The Economic Pathway to Independence and Peace
A series of four studies being published simultaneously by MAS, addressing the strategic economic implications for the State of Palestine of the aftermath of the Israeli war against the Gaza Strip and, indeed, all of Palestine. The conceptual framework of the series was designed during the first stage of Israeli aggression in early 2024, in close consultation with the Palestine Liberation Organization (PLO) Department of Economic Affairs, as a necessary set of in-depth original economic policy research to prepare for addressing post-war challenges and future Israeli-Palestinian economic relations. The Institute was fortunate that a research grant from the Arab Fund for Economic and Social Development enabled it to take on the task systematically.
Certainly, these four studies are predicated on an assumption of a “pathway to statehood” emerging from the ashes of the war on Gaza, as promised by the international community early on in this long trek, and to which it is still committed. That, in turn, assumes an Israeli partner willing to engage in a process of enabling Palestinian self-determination and sovereign statehood, a prospect that today, 30 years after Oslo, appears more distant than ever. The studies were prepared in the course of 2024 by a versatile team of Palestinian economists. Still, MAS, following closely the genocidal war, withheld publication until a moment when their political pertinence may be as evident and urgent to policymakers as the subject appeared to the authors to be, even while writing above an unknown future during the darkest moment of the genocide.

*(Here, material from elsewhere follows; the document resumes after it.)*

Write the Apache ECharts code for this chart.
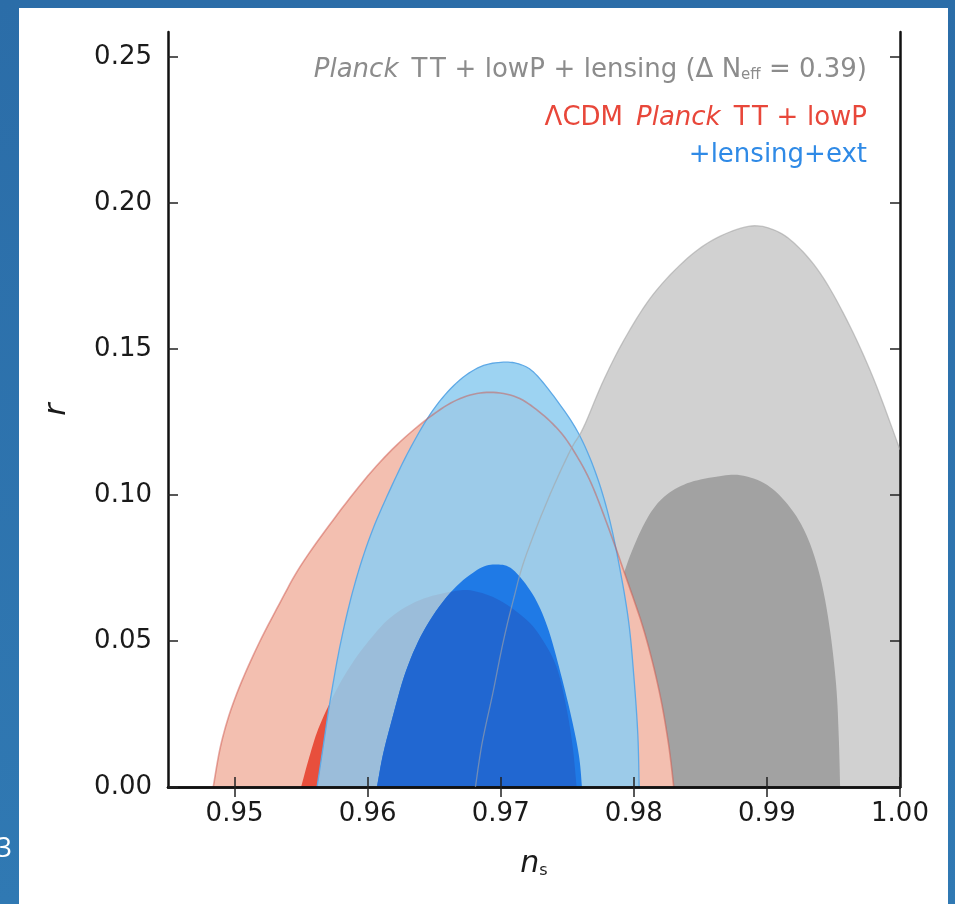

The four studies are intrinsically linked by a logical sequence premised on the ultimate goal of establishing a Palestinian state in all of the Palestinian territories occupied since 1967, not in part of the land, nor in a way that separates the Gaza Strip, governance or economy-wise, from the rest of the State of Palestine. They also confirm that designing Palestine’s optimal economic relations with Israel, in their permanent shape, requires beginning with a 2-3 year “state inception phase” that brings partners back to some form of normal economic relations (Volume I). This would lead to an economic permanent status agreement that guarantees core Palestinian sovereign economic rights and the optimal economic relation with Israel, benefiting from previous experiences and numerous “day-after” economic plans since 1947 (Volume II). These are followed by a comprehensive investigation of the economic (theoretical and empirical) underpinnings and political governance of the monumental task of reunifying the fragmented Palestinian national economy (Volume III), and finally a study on principles, modalities, and comparative experiences in post-war reconstruction (Volume IV).